## [Goal]
Leave out the pictures and retype only the lines from the opening line to the line that holds "energy_values = [65.8, 21.0, 13.0, 0.1]", both ends included.

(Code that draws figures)
* start *
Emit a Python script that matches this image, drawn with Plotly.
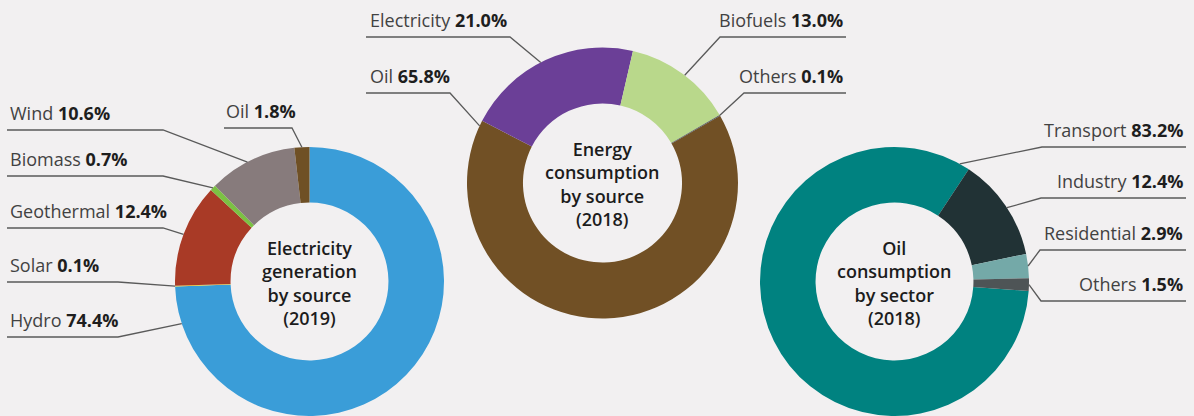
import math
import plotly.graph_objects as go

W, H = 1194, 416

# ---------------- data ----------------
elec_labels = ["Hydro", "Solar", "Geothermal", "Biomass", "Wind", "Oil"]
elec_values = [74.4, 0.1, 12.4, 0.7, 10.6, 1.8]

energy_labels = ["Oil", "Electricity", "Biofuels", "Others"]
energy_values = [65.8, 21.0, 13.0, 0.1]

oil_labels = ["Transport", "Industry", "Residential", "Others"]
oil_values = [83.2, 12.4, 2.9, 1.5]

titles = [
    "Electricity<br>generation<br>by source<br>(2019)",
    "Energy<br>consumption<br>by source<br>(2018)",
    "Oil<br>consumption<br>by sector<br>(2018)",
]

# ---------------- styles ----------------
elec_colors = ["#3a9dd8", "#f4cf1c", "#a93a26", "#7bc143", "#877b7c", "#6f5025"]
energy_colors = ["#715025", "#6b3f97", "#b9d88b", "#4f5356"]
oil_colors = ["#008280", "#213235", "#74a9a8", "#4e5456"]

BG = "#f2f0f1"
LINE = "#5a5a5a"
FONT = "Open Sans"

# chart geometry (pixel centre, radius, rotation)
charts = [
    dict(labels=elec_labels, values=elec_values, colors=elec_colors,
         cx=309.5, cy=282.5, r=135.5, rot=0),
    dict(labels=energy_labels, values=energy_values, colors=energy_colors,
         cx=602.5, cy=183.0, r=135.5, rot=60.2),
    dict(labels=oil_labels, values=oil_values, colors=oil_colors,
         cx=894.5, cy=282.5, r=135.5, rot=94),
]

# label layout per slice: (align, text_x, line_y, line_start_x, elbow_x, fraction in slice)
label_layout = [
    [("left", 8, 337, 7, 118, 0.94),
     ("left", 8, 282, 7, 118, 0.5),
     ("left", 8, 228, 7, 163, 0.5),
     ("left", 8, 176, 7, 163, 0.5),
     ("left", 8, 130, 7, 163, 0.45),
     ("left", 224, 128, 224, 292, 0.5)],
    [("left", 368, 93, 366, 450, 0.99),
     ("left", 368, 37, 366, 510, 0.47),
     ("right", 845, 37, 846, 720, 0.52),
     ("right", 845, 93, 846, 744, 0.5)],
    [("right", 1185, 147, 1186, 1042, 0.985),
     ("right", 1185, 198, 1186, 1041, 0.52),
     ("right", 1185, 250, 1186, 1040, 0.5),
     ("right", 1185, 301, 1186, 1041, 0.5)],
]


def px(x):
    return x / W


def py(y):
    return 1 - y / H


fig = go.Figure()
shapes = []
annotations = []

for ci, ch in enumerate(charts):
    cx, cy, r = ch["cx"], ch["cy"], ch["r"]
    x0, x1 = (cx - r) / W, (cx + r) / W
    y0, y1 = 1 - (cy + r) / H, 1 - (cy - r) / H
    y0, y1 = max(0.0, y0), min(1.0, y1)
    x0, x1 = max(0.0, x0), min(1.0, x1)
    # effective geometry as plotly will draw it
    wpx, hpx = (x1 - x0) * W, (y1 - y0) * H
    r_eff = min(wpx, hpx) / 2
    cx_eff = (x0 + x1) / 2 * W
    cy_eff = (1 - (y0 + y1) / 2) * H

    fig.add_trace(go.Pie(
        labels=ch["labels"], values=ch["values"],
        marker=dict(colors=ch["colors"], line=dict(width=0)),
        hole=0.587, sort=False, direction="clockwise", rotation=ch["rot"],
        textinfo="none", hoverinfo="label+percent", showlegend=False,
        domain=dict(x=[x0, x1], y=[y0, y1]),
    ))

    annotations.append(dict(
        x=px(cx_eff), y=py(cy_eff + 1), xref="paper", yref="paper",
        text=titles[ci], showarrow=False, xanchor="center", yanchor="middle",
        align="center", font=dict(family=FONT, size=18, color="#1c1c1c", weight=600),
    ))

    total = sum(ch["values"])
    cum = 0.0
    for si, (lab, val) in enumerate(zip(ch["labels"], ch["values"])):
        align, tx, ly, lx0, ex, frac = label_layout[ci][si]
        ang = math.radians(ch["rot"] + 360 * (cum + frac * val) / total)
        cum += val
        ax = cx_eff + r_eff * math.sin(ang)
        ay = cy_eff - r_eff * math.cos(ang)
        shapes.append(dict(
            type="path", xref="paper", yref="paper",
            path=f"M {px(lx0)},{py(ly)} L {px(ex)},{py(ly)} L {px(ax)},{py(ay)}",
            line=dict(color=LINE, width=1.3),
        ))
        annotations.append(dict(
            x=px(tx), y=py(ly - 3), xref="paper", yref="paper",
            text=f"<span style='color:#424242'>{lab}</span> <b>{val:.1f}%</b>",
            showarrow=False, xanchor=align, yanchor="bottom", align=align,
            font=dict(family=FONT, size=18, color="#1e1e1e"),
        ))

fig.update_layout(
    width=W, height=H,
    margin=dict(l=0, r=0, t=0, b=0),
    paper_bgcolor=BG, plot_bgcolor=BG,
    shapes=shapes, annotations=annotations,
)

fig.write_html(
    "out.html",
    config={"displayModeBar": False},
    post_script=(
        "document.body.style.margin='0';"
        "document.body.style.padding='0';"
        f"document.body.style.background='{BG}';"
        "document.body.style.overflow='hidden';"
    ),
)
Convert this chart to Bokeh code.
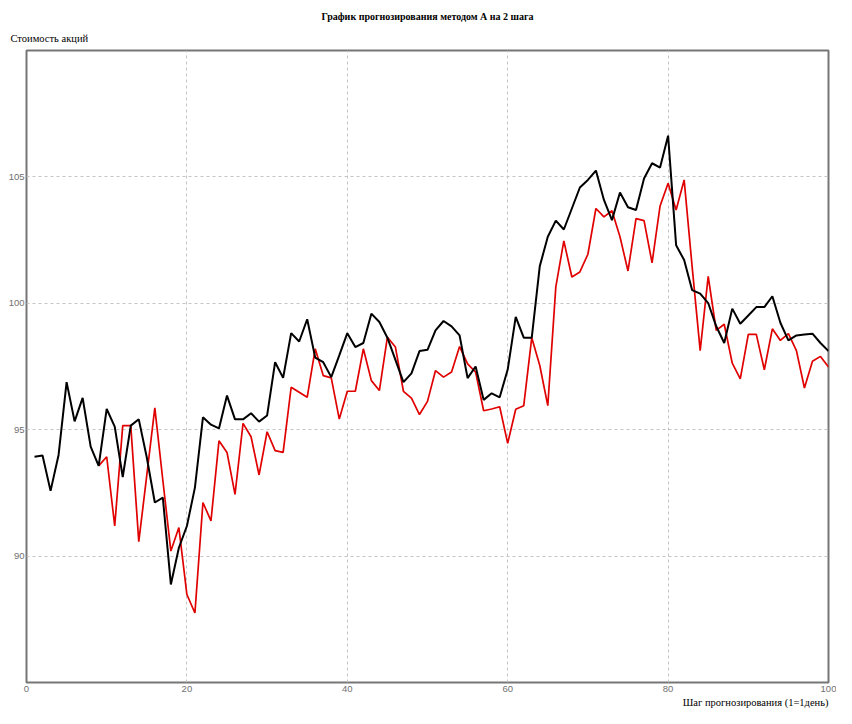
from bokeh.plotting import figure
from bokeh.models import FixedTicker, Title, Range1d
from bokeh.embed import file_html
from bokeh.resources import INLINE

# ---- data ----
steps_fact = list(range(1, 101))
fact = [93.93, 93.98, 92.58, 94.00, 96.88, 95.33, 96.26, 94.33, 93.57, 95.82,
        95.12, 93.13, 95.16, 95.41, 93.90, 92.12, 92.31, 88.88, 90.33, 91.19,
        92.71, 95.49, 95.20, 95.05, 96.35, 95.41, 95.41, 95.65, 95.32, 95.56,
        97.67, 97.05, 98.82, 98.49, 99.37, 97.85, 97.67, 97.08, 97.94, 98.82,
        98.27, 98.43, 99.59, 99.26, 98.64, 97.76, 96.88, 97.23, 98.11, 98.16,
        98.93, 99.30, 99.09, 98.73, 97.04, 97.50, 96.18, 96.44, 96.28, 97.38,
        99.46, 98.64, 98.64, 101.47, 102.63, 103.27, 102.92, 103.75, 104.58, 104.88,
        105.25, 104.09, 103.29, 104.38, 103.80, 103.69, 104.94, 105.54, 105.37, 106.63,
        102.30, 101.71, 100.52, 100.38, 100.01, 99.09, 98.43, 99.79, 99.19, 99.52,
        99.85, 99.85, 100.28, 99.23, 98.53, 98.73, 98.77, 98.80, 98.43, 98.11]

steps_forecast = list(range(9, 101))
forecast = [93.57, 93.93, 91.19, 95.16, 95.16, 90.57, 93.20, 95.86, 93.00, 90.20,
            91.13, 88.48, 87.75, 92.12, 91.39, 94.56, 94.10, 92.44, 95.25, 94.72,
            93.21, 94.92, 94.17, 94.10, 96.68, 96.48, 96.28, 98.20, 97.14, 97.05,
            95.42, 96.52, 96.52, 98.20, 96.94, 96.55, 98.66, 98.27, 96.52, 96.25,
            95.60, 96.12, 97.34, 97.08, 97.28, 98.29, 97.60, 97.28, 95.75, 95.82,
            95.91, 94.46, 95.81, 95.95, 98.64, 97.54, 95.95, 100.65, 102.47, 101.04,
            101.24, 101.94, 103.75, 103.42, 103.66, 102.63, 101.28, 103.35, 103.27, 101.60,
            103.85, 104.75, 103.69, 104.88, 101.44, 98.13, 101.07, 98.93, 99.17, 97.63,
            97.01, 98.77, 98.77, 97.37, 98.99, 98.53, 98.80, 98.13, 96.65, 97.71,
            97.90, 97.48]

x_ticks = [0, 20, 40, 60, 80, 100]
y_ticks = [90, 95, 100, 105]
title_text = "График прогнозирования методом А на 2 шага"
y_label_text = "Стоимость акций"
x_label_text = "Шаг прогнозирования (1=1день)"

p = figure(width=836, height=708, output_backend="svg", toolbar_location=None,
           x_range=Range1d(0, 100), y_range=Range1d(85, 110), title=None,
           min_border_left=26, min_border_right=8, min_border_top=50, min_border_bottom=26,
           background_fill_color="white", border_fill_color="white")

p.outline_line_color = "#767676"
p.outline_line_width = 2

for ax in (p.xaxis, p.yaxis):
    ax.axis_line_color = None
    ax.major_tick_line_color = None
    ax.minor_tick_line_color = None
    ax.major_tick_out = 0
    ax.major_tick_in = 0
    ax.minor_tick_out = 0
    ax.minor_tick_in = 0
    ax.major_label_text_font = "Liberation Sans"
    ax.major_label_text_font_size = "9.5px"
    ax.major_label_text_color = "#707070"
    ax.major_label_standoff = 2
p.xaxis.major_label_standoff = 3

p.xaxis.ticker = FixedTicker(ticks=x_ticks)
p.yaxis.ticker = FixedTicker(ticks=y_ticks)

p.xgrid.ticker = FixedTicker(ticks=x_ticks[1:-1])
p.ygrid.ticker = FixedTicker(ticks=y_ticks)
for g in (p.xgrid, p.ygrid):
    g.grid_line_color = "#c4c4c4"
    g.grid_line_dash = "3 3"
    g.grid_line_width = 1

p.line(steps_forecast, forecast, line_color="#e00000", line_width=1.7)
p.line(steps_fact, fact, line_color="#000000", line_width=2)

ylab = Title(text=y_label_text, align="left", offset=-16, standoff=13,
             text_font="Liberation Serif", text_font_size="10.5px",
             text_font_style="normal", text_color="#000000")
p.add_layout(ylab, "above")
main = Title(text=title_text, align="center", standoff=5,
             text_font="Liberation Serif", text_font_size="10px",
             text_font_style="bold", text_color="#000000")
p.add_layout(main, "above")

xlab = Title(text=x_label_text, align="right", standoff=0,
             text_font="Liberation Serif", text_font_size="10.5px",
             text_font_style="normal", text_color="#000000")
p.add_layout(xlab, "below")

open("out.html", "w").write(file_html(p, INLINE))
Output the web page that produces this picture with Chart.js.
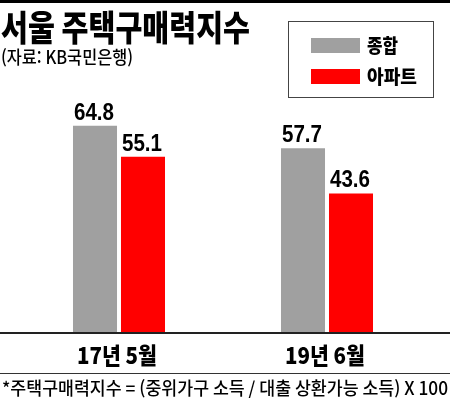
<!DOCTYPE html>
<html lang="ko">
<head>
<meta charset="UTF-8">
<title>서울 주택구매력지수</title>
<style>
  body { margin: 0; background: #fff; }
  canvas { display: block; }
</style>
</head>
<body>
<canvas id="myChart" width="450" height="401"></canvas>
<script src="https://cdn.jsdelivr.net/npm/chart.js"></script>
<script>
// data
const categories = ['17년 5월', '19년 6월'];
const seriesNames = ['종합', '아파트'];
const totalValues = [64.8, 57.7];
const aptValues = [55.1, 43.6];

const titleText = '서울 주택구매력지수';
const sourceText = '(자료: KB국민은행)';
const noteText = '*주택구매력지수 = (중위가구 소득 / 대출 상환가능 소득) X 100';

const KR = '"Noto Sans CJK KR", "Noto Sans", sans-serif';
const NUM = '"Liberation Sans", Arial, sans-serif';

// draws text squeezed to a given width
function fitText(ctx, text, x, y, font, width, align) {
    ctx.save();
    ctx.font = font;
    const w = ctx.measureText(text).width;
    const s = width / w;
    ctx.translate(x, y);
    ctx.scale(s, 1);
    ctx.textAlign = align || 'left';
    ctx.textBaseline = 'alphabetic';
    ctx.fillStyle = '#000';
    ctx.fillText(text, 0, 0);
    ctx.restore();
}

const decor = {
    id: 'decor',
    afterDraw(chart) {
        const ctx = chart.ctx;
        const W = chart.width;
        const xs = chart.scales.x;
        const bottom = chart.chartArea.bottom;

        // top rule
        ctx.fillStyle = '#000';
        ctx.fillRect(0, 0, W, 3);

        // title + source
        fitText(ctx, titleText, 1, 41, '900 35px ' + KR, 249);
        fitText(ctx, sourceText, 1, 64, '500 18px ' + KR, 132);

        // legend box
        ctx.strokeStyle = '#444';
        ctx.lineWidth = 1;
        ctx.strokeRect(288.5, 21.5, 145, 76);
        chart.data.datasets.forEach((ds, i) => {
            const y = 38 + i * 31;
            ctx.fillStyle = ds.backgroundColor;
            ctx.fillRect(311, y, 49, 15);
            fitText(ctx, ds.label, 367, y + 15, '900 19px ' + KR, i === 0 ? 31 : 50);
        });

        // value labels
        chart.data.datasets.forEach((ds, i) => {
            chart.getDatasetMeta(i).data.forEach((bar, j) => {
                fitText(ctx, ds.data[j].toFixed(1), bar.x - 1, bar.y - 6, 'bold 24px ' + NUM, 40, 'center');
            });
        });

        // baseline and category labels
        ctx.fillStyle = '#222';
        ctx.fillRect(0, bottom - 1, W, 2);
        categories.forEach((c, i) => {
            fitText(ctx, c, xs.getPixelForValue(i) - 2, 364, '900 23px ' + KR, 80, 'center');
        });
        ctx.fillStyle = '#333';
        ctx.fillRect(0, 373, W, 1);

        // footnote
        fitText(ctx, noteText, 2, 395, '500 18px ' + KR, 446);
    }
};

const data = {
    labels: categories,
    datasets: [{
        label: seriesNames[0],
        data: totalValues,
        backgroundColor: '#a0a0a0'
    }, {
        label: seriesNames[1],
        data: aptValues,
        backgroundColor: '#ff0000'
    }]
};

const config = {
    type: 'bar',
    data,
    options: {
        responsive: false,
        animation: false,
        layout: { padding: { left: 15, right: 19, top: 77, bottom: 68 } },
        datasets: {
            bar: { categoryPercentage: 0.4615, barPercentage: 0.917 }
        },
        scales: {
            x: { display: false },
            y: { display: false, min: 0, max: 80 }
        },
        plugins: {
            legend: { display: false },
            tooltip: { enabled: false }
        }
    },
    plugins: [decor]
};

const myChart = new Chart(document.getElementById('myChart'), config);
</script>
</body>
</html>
* end *
## [Output below]
Emit a Python script that matches this image, drawn with Plotly.
import math
import plotly.graph_objects as go

W, H = 1194, 416

# ---------------- data ----------------
elec_labels = ["Hydro", "Solar", "Geothermal", "Biomass", "Wind", "Oil"]
elec_values = [74.4, 0.1, 12.4, 0.7, 10.6, 1.8]

energy_labels = ["Oil", "Electricity", "Biofuels", "Others"]
energy_values = [65.8, 21.0, 13.0, 0.1]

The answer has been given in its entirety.